## Required work
Copy the lines below as they are; omit the images they contain.

══ Input material

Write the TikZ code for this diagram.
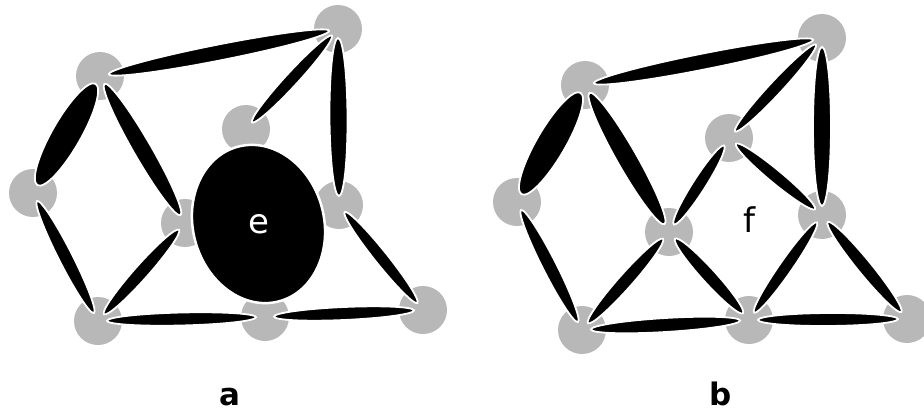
\documentclass[tikz,border=0pt]{standalone}
\usepackage{fontspec}
\setmainfont{DejaVu Sans}
\usetikzlibrary{calc,shapes.geometric}
\definecolor{vgray}{HTML}{B8B8B8}
\tikzset{
  vert/.style={circle, fill=vgray, minimum size=48pt, inner sep=0pt},
  bar/.style={ellipse, fill=black, draw=white, line width=1.8pt, inner sep=0pt},
  facelbl/.style={font=\fontsize{34}{36}\selectfont},
  panellbl/.style={font=\bfseries\fontsize{31}{33}\selectfont, inner sep=0pt, anchor=base},
}
\newcommand\bond[4]{%
  \path let \p1=(#2.center), \p2=(#3.center),
    \n1={atan2(\y2-\y1,\x2-\x1)}, \n2={veclen(\x2-\x1,\y2-\y1)-18} in
    node[bar, minimum width=\n2, minimum height=#4pt, rotate=\n1] (#1) at ($(\p1)!0.5!(\p2)$) {};
}
\begin{document}
\begin{tikzpicture}[x=1pt,y=-1pt]
\useasboundingbox[fill=white] (0,0) rectangle (924,412);
% panel a vertices
\node[vert] (A1) at (100,76) {};
\node[vert] (A2) at (338,29) {};
\node[vert] (A3) at (33,193) {};
\node[vert] (A4) at (246,129) {};
\node[vert] (A5) at (185,223) {};
\node[vert] (A6) at (339,205) {};
\node[vert] (A7) at (98,321) {};
\node[vert] (A8) at (265,317) {};
\node[vert] (A9) at (423,310) {};
% panel b vertices
\node[vert] (B1) at (585,85) {};
\node[vert] (B2) at (822,38) {};
\node[vert] (B3) at (517,202) {};
\node[vert] (B4) at (729,138) {};
\node[vert] (B5) at (669,232) {};
\node[vert] (B6) at (822,215) {};
\node[vert] (B7) at (582,330) {};
\node[vert] (B8) at (749,320) {};
\node[vert] (B9) at (907,319) {};
% panel a bars
\bond{a12}{A1}{A2}{16}
\bond{a24}{A2}{A4}{13}
\bond{a26}{A2}{A6}{18}
\bond{a13}{A1}{A3}{29}
\bond{a15}{A1}{A5}{18}
\bond{a37}{A3}{A7}{14}
\bond{a57}{A5}{A7}{14}
\bond{a78}{A7}{A8}{13}
\bond{a89}{A8}{A9}{13}
\bond{a69}{A6}{A9}{13}
% big face ellipse
\coordinate (ec) at (258.5,224);
\draw[fill=black, draw=white, line width=2.5pt, rotate around={15:(ec)}] (ec) ellipse [x radius=65.5, y radius=80];
\node[facelbl, text=white] (elbl) at (ec) {e};
% panel b bars
\bond{b12}{B1}{B2}{16}
\bond{b24}{B2}{B4}{13}
\bond{b26}{B2}{B6}{18}
\bond{b13}{B1}{B3}{29}
\bond{b15}{B1}{B5}{20}
\bond{b37}{B3}{B7}{14}
\bond{b57}{B5}{B7}{14}
\bond{b78}{B7}{B8}{14}
\bond{b89}{B8}{B9}{13}
\bond{b69}{B6}{B9}{14}
\bond{b45}{B4}{B5}{13}
\bond{b46}{B4}{B6}{13}
\bond{b58}{B5}{B8}{14}
\bond{b68}{B6}{B8}{13}
\node[facelbl] (flbl) at (749,220) {f};
% panel labels
\node[panellbl] (la) at (230,405) {a};
\node[panellbl] (lb) at (721,405) {b};
\end{tikzpicture}
\end{document}
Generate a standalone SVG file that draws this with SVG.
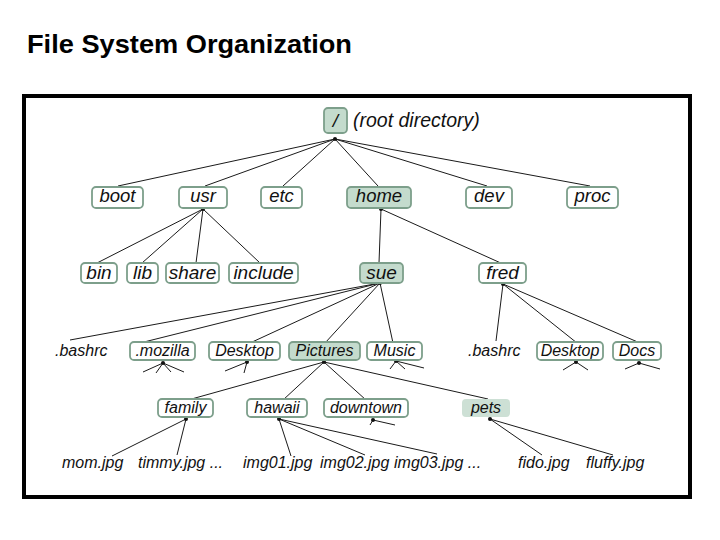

════

## The reply
Write the TikZ code for this diagram.
\documentclass[tikz,border=0pt]{standalone}
\usepackage{fontspec}
\setmainfont{DejaVu Sans}
\usetikzlibrary{calc,shapes.geometric}
\definecolor{vgray}{HTML}{B8B8B8}
\tikzset{
  vert/.style={circle, fill=vgray, minimum size=48pt, inner sep=0pt},
  bar/.style={ellipse, fill=black, draw=white, line width=1.8pt, inner sep=0pt},
  facelbl/.style={font=\fontsize{34}{36}\selectfont},
  panellbl/.style={font=\bfseries\fontsize{31}{33}\selectfont, inner sep=0pt, anchor=base},
}
\newcommand\bond[4]{%
  \path let \p1=(#2.center), \p2=(#3.center),
    \n1={atan2(\y2-\y1,\x2-\x1)}, \n2={veclen(\x2-\x1,\y2-\y1)-18} in
    node[bar, minimum width=\n2, minimum height=#4pt, rotate=\n1] (#1) at ($(\p1)!0.5!(\p2)$) {};
}
\begin{document}
\begin{tikzpicture}[x=1pt,y=-1pt]
\useasboundingbox[fill=white] (0,0) rectangle (924,412);
% panel a vertices
\node[vert] (A1) at (100,76) {};
\node[vert] (A2) at (338,29) {};
\node[vert] (A3) at (33,193) {};
\node[vert] (A4) at (246,129) {};
\node[vert] (A5) at (185,223) {};
\node[vert] (A6) at (339,205) {};
\node[vert] (A7) at (98,321) {};
\node[vert] (A8) at (265,317) {};
\node[vert] (A9) at (423,310) {};
% panel b vertices
\node[vert] (B1) at (585,85) {};
\node[vert] (B2) at (822,38) {};
\node[vert] (B3) at (517,202) {};
\node[vert] (B4) at (729,138) {};
\node[vert] (B5) at (669,232) {};
\node[vert] (B6) at (822,215) {};
\node[vert] (B7) at (582,330) {};
\node[vert] (B8) at (749,320) {};
\node[vert] (B9) at (907,319) {};
% panel a bars
\bond{a12}{A1}{A2}{16}
\bond{a24}{A2}{A4}{13}
\bond{a26}{A2}{A6}{18}
\bond{a13}{A1}{A3}{29}
\bond{a15}{A1}{A5}{18}
\bond{a37}{A3}{A7}{14}
\bond{a57}{A5}{A7}{14}
\bond{a78}{A7}{A8}{13}
\bond{a89}{A8}{A9}{13}
\bond{a69}{A6}{A9}{13}
% big face ellipse
\coordinate (ec) at (258.5,224);
\draw[fill=black, draw=white, line width=2.5pt, rotate around={15:(ec)}] (ec) ellipse [x radius=65.5, y radius=80];
\node[facelbl, text=white] (elbl) at (ec) {e};
% panel b bars
\bond{b12}{B1}{B2}{16}
\bond{b24}{B2}{B4}{13}
\bond{b26}{B2}{B6}{18}
\bond{b13}{B1}{B3}{29}
\bond{b15}{B1}{B5}{20}
\bond{b37}{B3}{B7}{14}
\bond{b57}{B5}{B7}{14}
\bond{b78}{B7}{B8}{14}
\bond{b89}{B8}{B9}{13}
\bond{b69}{B6}{B9}{14}
\bond{b45}{B4}{B5}{13}
\bond{b46}{B4}{B6}{13}
\bond{b58}{B5}{B8}{14}
\bond{b68}{B6}{B8}{13}
\node[facelbl] (flbl) at (749,220) {f};
% panel labels
\node[panellbl] (la) at (230,405) {a};
\node[panellbl] (lb) at (721,405) {b};
\end{tikzpicture}
\end{document}
Generate a standalone SVG file that draws this with SVG.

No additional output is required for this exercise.